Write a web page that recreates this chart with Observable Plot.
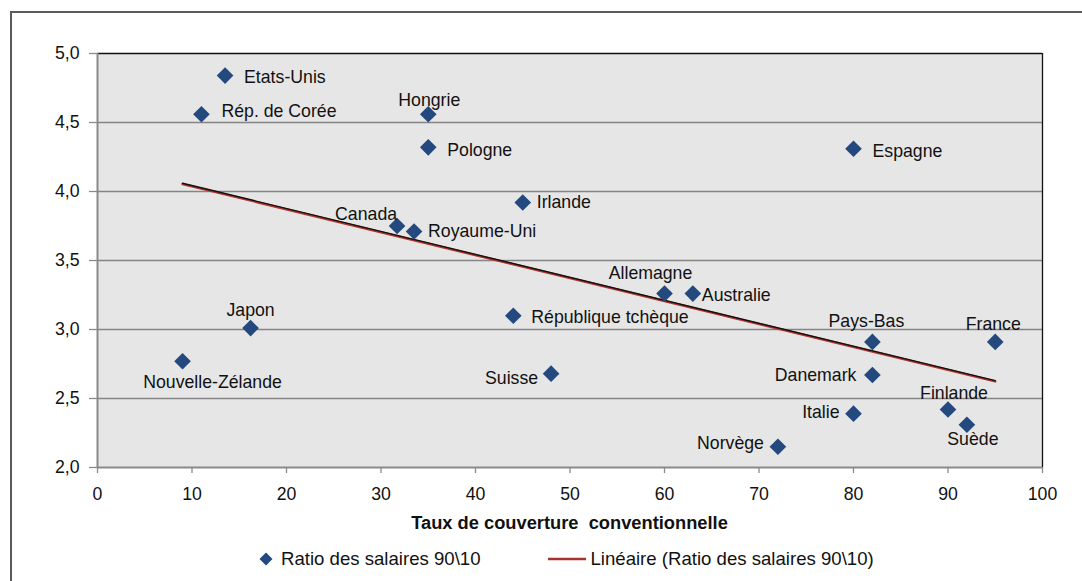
<!DOCTYPE html>
<html><head><meta charset="utf-8">
<script src="https://cdn.jsdelivr.net/npm/d3@7"></script>
<script src="https://cdn.jsdelivr.net/npm/@observablehq/plot@0.6"></script>
<style>
body{margin:0;background:#fff;font-family:"Liberation Sans",Arial,sans-serif;color:#111}
#wrap{position:relative;width:1082px;height:581px;overflow:hidden}
#frame{position:absolute;left:10px;top:11px;width:1200px;height:700px;border-left:2px solid #5a5a5a;border-top:2px solid #5a5a5a}
#chart{position:absolute;left:0;top:0}
#xtitle{position:absolute;left:97px;width:945px;top:512px;text-align:center;font-weight:bold;font-size:18.3px;white-space:pre}
#legend{position:absolute;left:258px;top:548px;display:flex;align-items:center;font-size:18.6px;white-space:pre}
#legend .it{display:flex;align-items:center}
</style></head>
<body><div id="wrap"><div id="frame"></div><div id="chart"></div>
<div id="xtitle"></div><div id="legend"></div></div>
<script>
// ---- data ----
const countries = ["Etats-Unis","Rép. de Corée","Hongrie","Pologne","Espagne","Irlande","Canada","Royaume-Uni","Allemagne","Australie","République tchèque","Japon","Nouvelle-Zélande","Suisse","Pays-Bas","France","Danemark","Italie","Finlande","Suède","Norvège"];
const coverage = [13.5, 11, 35, 35, 80, 45, 31.7, 33.5, 60, 63, 44, 16.2, 9, 48, 82, 95, 82, 80, 90, 92, 72];
const ratio90_10 = [4.84, 4.56, 4.56, 4.32, 4.31, 3.92, 3.75, 3.71, 3.26, 3.26, 3.10, 3.01, 2.77, 2.68, 2.91, 2.91, 2.67, 2.39, 2.42, 2.31, 2.15];
const xTicks = [0,10,20,30,40,50,60,70,80,90,100];
const yTicks = [2.0,2.5,3.0,3.5,4.0,4.5,5.0];
const xTitle = "Taux de couverture  conventionnelle";
const seriesName = "Ratio des salaires 90\\10";
const trendName = "Linéaire (Ratio des salaires 90\\10)";

// label placement (layout): [textAnchor, dx, dy]
const placement = {
  "Etats-Unis":["start",19,2], "Rép. de Corée":["start",20,-3], "Hongrie":["middle",1,-14],
  "Pologne":["start",19,3], "Espagne":["start",19,3], "Irlande":["start",14,0],
  "Canada":["end",0,-12], "Royaume-Uni":["start",14,0], "Allemagne":["middle",-14,-20],
  "Australie":["start",9,2], "République tchèque":["start",18,2], "Japon":["middle",0,-18],
  "Nouvelle-Zélande":["middle",30,21], "Suisse":["end",-13,5], "Pays-Bas":["middle",-6,-21],
  "France":["middle",-2,-18], "Danemark":["end",-16,0], "Italie":["end",-14,-1],
  "Finlande":["middle",6,-16], "Suède":["middle",6,15], "Norvège":["end",-14,-3]
};

const data = countries.map((c,i)=>({country:c, x:coverage[i], y:ratio90_10[i]}));
const fmt = d => d3.format(".1f")(d).replace(".", ",");
const blue = "#23497e";

const labels = data.map(d => {
  const [a,dx,dy] = placement[d.country];
  return Plot.text([d], {x:"x", y:"y", text:"country", textAnchor:a, dx, dy, fill:"#111"});
});

const chart = Plot.plot({
  width:1082, height:505,
  marginLeft:97, marginRight:40, marginTop:53, marginBottom:38,
  style:{fontSize:"17.7px", fontFamily:"'Liberation Sans', Arial, sans-serif", background:"transparent", color:"#111", overflow:"visible"},
  x:{domain:[0,100], label:null},
  y:{domain:[2,5], label:null},
  marks:[
    Plot.frame({fill:"#e6e6e6", stroke:null}),
    Plot.ruleY(yTicks.filter(t=>t>2 && t<5), {stroke:"#858585", strokeWidth:1.3}),
    Plot.ruleY([5], {stroke:"#111", strokeWidth:1.3}),
    Plot.ruleX([100], {stroke:"#111", strokeWidth:1.3}),
    Plot.ruleY([2], {stroke:"#8a8a8a", strokeWidth:2}),
    Plot.ruleX([0], {stroke:"#8a8a8a", strokeWidth:2}),
    Plot.axisY({ticks:yTicks, tickFormat:fmt, tickSize:8, tickPadding:10, stroke:"#8a8a8a", fill:"#111", strokeWidth:1.3, label:null}),
    Plot.axisX({ticks:xTicks, tickFormat:d=>String(d), tickSize:6, tickPadding:14, stroke:"#8a8a8a", fill:"#111", strokeWidth:1.3, label:null}),
    Plot.linearRegressionY(data, {x:"x", y:"y", ci:0, stroke:"#b3332c", strokeWidth:2.4, dy:0.8}),
    Plot.linearRegressionY(data, {x:"x", y:"y", ci:0, stroke:"#111", strokeWidth:1.4}),
    Plot.dot(data, {x:"x", y:"y", symbol:"diamond2", r:7.5, fill:blue, stroke:null}),
    ...labels
  ]
});
document.getElementById("chart").appendChild(chart);
document.getElementById("xtitle").textContent = xTitle;

const leg = document.getElementById("legend");
leg.innerHTML = `<span class="it"><svg width="16" height="16"><path d="M8 1.5L14.5 8L8 14.5L1.5 8Z" fill="${blue}"/></svg><span style="margin-left:7px"></span></span>
<span class="it" style="margin-left:67px"><svg width="40" height="16"><line x1="1" x2="39" y1="8" y2="8" stroke="#a8322c" stroke-width="2.5"/></svg><span style="margin-left:3px"></span></span>`;
const spans = leg.querySelectorAll(".it > span");
spans[0].textContent = seriesName;
spans[1].textContent = trendName;
</script></body></html>
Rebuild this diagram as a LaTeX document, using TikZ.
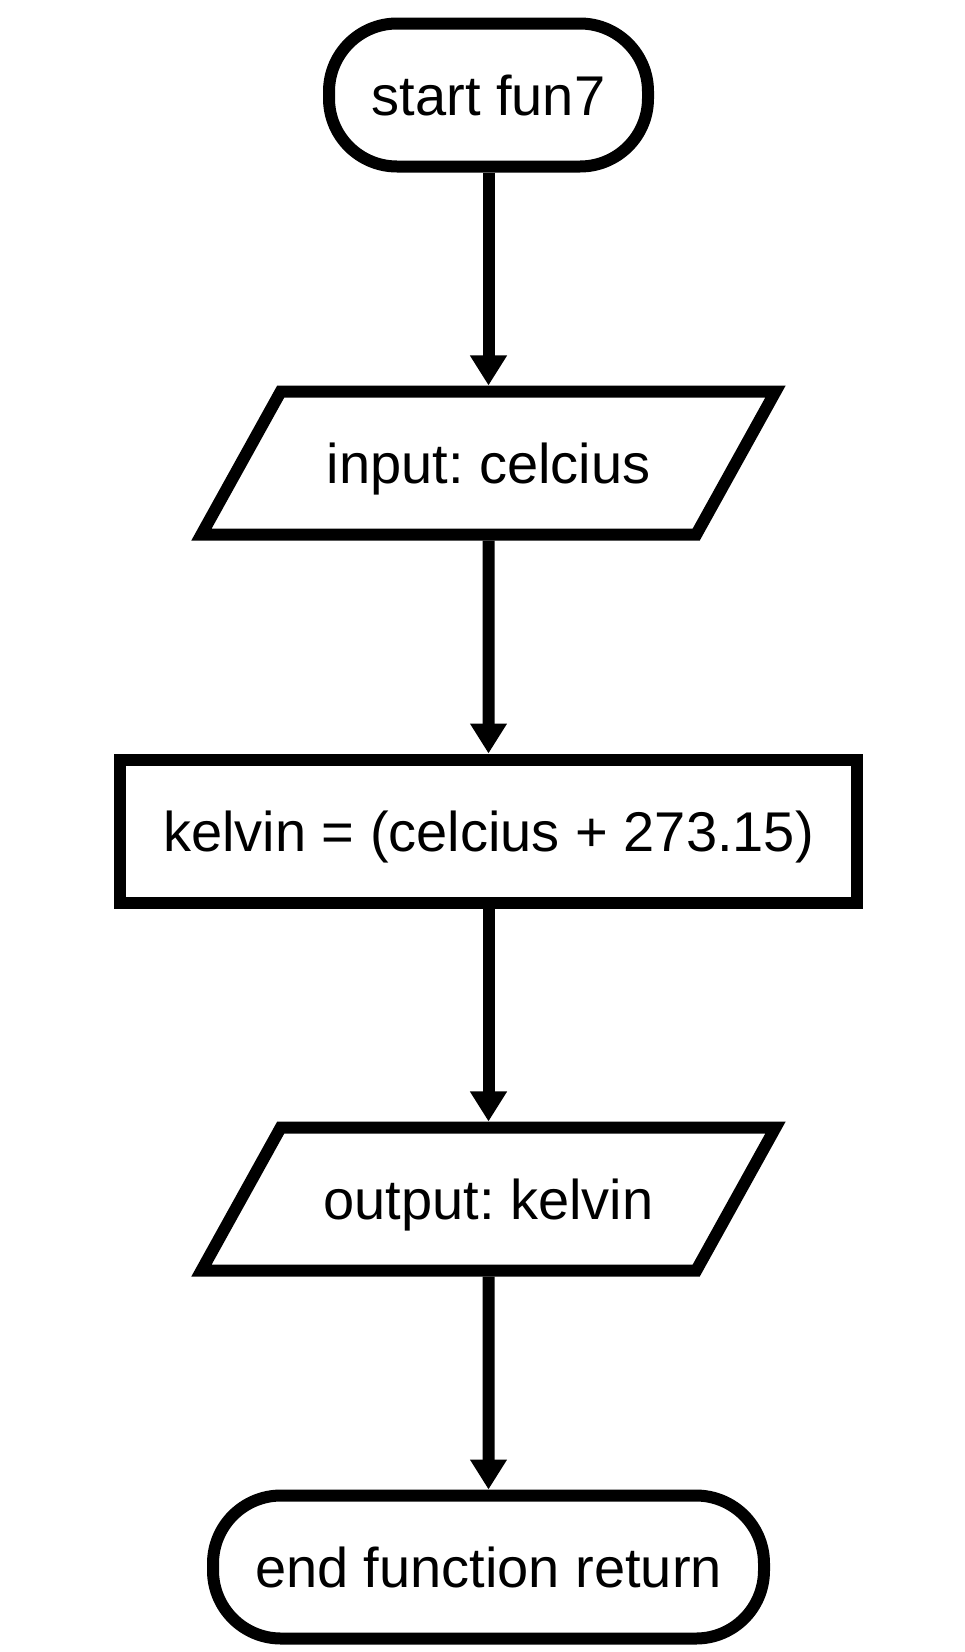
\documentclass[tikz,border=0pt]{standalone}
\usepackage{fontspec}
\setmainfont{Liberation Sans}
\frenchspacing
\usepackage{xcolor}
\usepackage{tikz}
\usetikzlibrary{shapes.geometric, arrows.meta, positioning}

\begin{document}
\begin{tikzpicture}[
    node distance=368pt,
    every node/.style={font=\fontsize{56pt}{67pt}\selectfont, text height=41pt, text depth=0pt},
    startstop/.style={rectangle, rounded corners=68pt, minimum height=143pt, text centered, draw=black, line width=12pt},
    io/.style={trapezium, trapezium left angle=61, trapezium right angle=119, trapezium stretches body=true, inner ysep=51pt, minimum width=574pt, text centered, draw=black, line width=12pt},
    process/.style={rectangle, minimum width=737pt, minimum height=143pt, text centered, draw=black, line width=12pt},
    arrow/.style={line width=12pt, -{Triangle[length=30pt, width=35pt]}}
]
    \useasboundingbox (0,0) rectangle (965pt,-1652pt);

    \node (start) [startstop, minimum width=319pt] at (488.5pt,-95pt) {start fun7};
    \node (input) [io, below of=start] {input: celcius};
    \node (kelvin) [process, below of=input] {kelvin = (celcius + 273.15)};
    \node (output) [io, below of=kelvin] {output: kelvin};
    \node (stop) [startstop, minimum width=551pt, below of=output] {end function return};

    \draw [arrow] (start) -- (input);
    \draw [arrow] (input) -- (kelvin);
    \draw [arrow] (kelvin) -- (output);
    \draw [arrow] (output) -- (stop);

\end{tikzpicture}
\end{document}
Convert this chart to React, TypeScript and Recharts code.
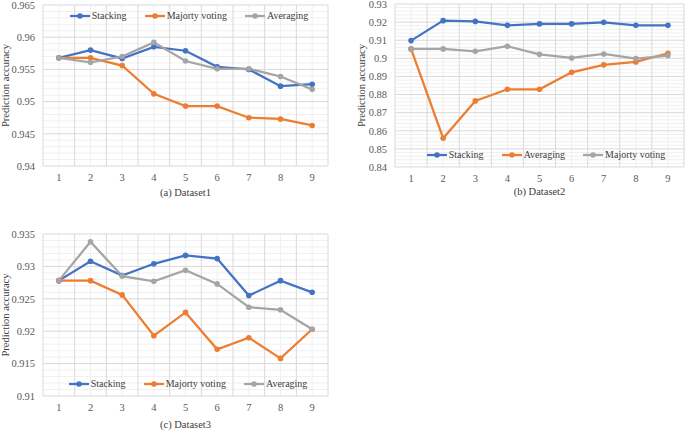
import { LineChart, Line, XAxis, YAxis, CartesianGrid, Legend } from "recharts";

// x categories (run index)
const runs = [1, 2, 3, 4, 5, 6, 7, 8, 9];

// (a) Dataset1
const d1Stacking = [0.9568, 0.958, 0.9567, 0.9585, 0.9579, 0.9554, 0.955, 0.9524, 0.9527];
const d1Majority = [0.9568, 0.9568, 0.9556, 0.9512, 0.9493, 0.9493, 0.9475, 0.9473, 0.9463];
const d1Averaging = [0.9568, 0.9561, 0.957, 0.9592, 0.9563, 0.9551, 0.9551, 0.9539, 0.9519];
const d1Ticks = [0.94, 0.945, 0.95, 0.955, 0.96, 0.965];

// (b) Dataset2
const d2Stacking = [0.9098, 0.9208, 0.9204, 0.9182, 0.919, 0.919, 0.9199, 0.9182, 0.9182];
const d2Averaging = [0.9052, 0.8559, 0.8765, 0.8829, 0.8829, 0.8923, 0.8964, 0.898, 0.9028];
const d2Majority = [0.9052, 0.9052, 0.9039, 0.9067, 0.9022, 0.9002, 0.9024, 0.8999, 0.9015];
const d2Ticks = [0.84, 0.85, 0.86, 0.87, 0.88, 0.89, 0.9, 0.91, 0.92, 0.93];

// (c) Dataset3
const d3Stacking = [0.9278, 0.9308, 0.9286, 0.9304, 0.9317, 0.9312, 0.9255, 0.9278, 0.926];
const d3Majority = [0.9278, 0.9278, 0.9256, 0.9193, 0.9229, 0.9172, 0.919, 0.9158, 0.9203];
const d3Averaging = [0.9278, 0.9338, 0.9285, 0.9277, 0.9294, 0.9273, 0.9237, 0.9233, 0.9203];
const d3Ticks = [0.91, 0.915, 0.92, 0.925, 0.93, 0.935];

const BLUE = "#4472C4";
const ORANGE = "#ED7D31";
const GRAY = "#A5A5A5";
const FONT = "Liberation Serif, serif";

type Series = { key: string; name: string; color: string; values: number[] };

// gridline positions between major ticks (Excel default: 5 minor per major)
function minorLines(ticks: number[]) {
  const out: number[] = [];
  for (let i = 0; i < ticks.length - 1; i++) {
    const step = (ticks[i + 1] - ticks[i]) / 5;
    for (let k = 1; k < 5; k++) out.push(Math.round((ticks[i] + step * k) * 1e6) / 1e6);
  }
  return out;
}

const bandEdges = runs.map((r) => r - 0.5).concat(runs[runs.length - 1] + 0.5);

// legend keeps the series order of the panel (recharts sorts by name otherwise)
const makeLegend = (series: Series[]) => () => (
  <div
    style={{
      display: "flex",
      justifyContent: "center",
      alignItems: "center",
      fontFamily: FONT,
      fontSize: 10,
      color: "#404040",
      lineHeight: "12px",
    }}
  >
    {series.map((s, i) => (
      <div
        key={s.key}
        style={{ display: "flex", alignItems: "center", marginRight: i < series.length - 1 ? 18 : 0 }}
      >
        <svg width={20} height={8}>
          <line x1={0} y1={4} x2={20} y2={4} stroke={s.color} strokeWidth={2.25} />
          <circle cx={10} cy={4} r={2.8} fill={s.color} />
        </svg>
        <span style={{ marginLeft: 2 }}>{s.name}</span>
      </div>
    ))}
  </div>
);

function Panel(p: {
  left: number;
  top: number;
  width: number;
  height: number;
  marginTop: number;
  marginRight: number;
  yWidth: number;
  xHeight: number;
  ticks: number[];
  series: Series[];
  caption: string;
  captionOffset: number;
  titleOffset: number;
  legendLeft: number;
  legendTop: number;
}) {
  const data = runs.map((run, i) => {
    const row: any = { run };
    p.series.forEach((s) => (row[s.key] = s.values[i]));
    return row;
  });
  const tickStyle = { fontFamily: FONT, fontSize: 10.5, fill: "#595959" };
  return (
    <div style={{ position: "absolute", left: p.left, top: p.top }}>
      <LineChart
        width={p.width}
        height={p.height}
        data={data}
        margin={{ top: p.marginTop, right: p.marginRight, left: 0, bottom: 0 }}
      >
        <CartesianGrid stroke="#F0F0F0" horizontalValues={minorLines(p.ticks)} verticalValues={runs} />
        <CartesianGrid stroke="#D9D9D9" horizontalValues={p.ticks} verticalValues={bandEdges} />
        <XAxis
          type="number"
          dataKey="run"
          domain={[bandEdges[0], bandEdges[bandEdges.length - 1]]}
          ticks={runs}
          interval={0}
          axisLine={false}
          tickLine={false}
          height={p.xHeight}
          tick={tickStyle}
          label={{
            value: p.caption,
            position: "insideBottom",
            offset: p.captionOffset,
            style: { fontFamily: FONT, fontSize: 10.5, fill: "#404040" },
          }}
        />
        <YAxis
          type="number"
          domain={[p.ticks[0], p.ticks[p.ticks.length - 1]]}
          ticks={p.ticks}
          interval={0}
          axisLine={false}
          tickLine={false}
          width={p.yWidth}
          tick={tickStyle}
          label={{
            value: "Prediction accuracy",
            angle: -90,
            position: "insideLeft",
            offset: p.titleOffset,
            style: { fontFamily: FONT, fontSize: 10.5, fill: "#404040", textAnchor: "middle" },
          }}
        />
        <Legend
          layout="vertical"
          verticalAlign="middle"
          align="center"
          content={makeLegend(p.series)}
          wrapperStyle={{ left: p.legendLeft, top: p.legendTop, width: 300 }}
        />
        {p.series.map((s) => (
          <Line
            key={s.key}
            type="linear"
            dataKey={s.key}
            name={s.name}
            stroke={s.color}
            strokeWidth={2.25}
            dot={{ r: 2.8, fill: s.color, stroke: s.color, strokeWidth: 0 }}
            activeDot={false}
            isAnimationActive={false}
          />
        ))}
      </LineChart>
    </div>
  );
}

export default function App() {
  return (
    <div style={{ position: "absolute", left: 0, top: 0, width: 685, height: 432, background: "#fff" }}>
      <Panel
        left={0}
        top={0}
        width={340}
        height={215}
        marginTop={5}
        marginRight={12}
        yWidth={43}
        xHeight={49}
        ticks={d1Ticks}
        series={[
          { key: "stacking", name: "Stacking", color: BLUE, values: d1Stacking },
          { key: "majority", name: "Majorty voting", color: ORANGE, values: d1Majority },
          { key: "averaging", name: "Averaging", color: GRAY, values: d1Averaging },
        ]}
        caption="(a) Dataset1"
        captionOffset={19}
        titleOffset={5}
        legendLeft={39}
        legendTop={10}
      />
      <Panel
        left={340}
        top={0}
        width={345}
        height={215}
        marginTop={4}
        marginRight={1}
        yWidth={55}
        xHeight={48}
        ticks={d2Ticks}
        series={[
          { key: "stacking", name: "Stacking", color: BLUE, values: d2Stacking },
          { key: "averaging", name: "Averaging", color: ORANGE, values: d2Averaging },
          { key: "majority", name: "Majorty voting", color: GRAY, values: d2Majority },
        ]}
        caption="(b) Dataset2"
        captionOffset={20}
        titleOffset={21}
        legendLeft={56}
        legendTop={149}
      />
      <Panel
        left={0}
        top={215}
        width={340}
        height={217}
        marginTop={19}
        marginRight={12}
        yWidth={43}
        xHeight={36}
        ticks={d3Ticks}
        series={[
          { key: "stacking", name: "Stacking", color: BLUE, values: d3Stacking },
          { key: "majority", name: "Majorty voting", color: ORANGE, values: d3Majority },
          { key: "averaging", name: "Averaging", color: GRAY, values: d3Averaging },
        ]}
        caption="(c) Dataset3"
        captionOffset={4}
        titleOffset={5}
        legendLeft={38}
        legendTop={163}
      />
    </div>
  );
}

···

=== SET PROBLEM ===
From the records above, give again only the part that opens with the line containing "Rebuild this diagram" and closes with the line containing "const runs = [1, 2, 3, 4, 5, 6, 7, 8, 9];". Keep both ends but drop the pictures.

=== THE OUTPUT ===
Rebuild this diagram as a LaTeX document, using TikZ.
\documentclass[tikz,border=0pt]{standalone}
\usepackage{fontspec}
\setmainfont{Liberation Sans}
\frenchspacing
\usepackage{xcolor}
\usepackage{tikz}
\usetikzlibrary{shapes.geometric, arrows.meta, positioning}

\begin{document}
\begin{tikzpicture}[
    node distance=368pt,
    every node/.style={font=\fontsize{56pt}{67pt}\selectfont, text height=41pt, text depth=0pt},
    startstop/.style={rectangle, rounded corners=68pt, minimum height=143pt, text centered, draw=black, line width=12pt},
    io/.style={trapezium, trapezium left angle=61, trapezium right angle=119, trapezium stretches body=true, inner ysep=51pt, minimum width=574pt, text centered, draw=black, line width=12pt},
    process/.style={rectangle, minimum width=737pt, minimum height=143pt, text centered, draw=black, line width=12pt},
    arrow/.style={line width=12pt, -{Triangle[length=30pt, width=35pt]}}
]
    \useasboundingbox (0,0) rectangle (965pt,-1652pt);

    \node (start) [startstop, minimum width=319pt] at (488.5pt,-95pt) {start fun7};
    \node (input) [io, below of=start] {input: celcius};
    \node (kelvin) [process, below of=input] {kelvin = (celcius + 273.15)};
    \node (output) [io, below of=kelvin] {output: kelvin};
    \node (stop) [startstop, minimum width=551pt, below of=output] {end function return};

    \draw [arrow] (start) -- (input);
    \draw [arrow] (input) -- (kelvin);
    \draw [arrow] (kelvin) -- (output);
    \draw [arrow] (output) -- (stop);

\end{tikzpicture}
\end{document}
Convert this chart to React, TypeScript and Recharts code.
import { LineChart, Line, XAxis, YAxis, CartesianGrid, Legend } from "recharts";

// x categories (run index)
const runs = [1, 2, 3, 4, 5, 6, 7, 8, 9];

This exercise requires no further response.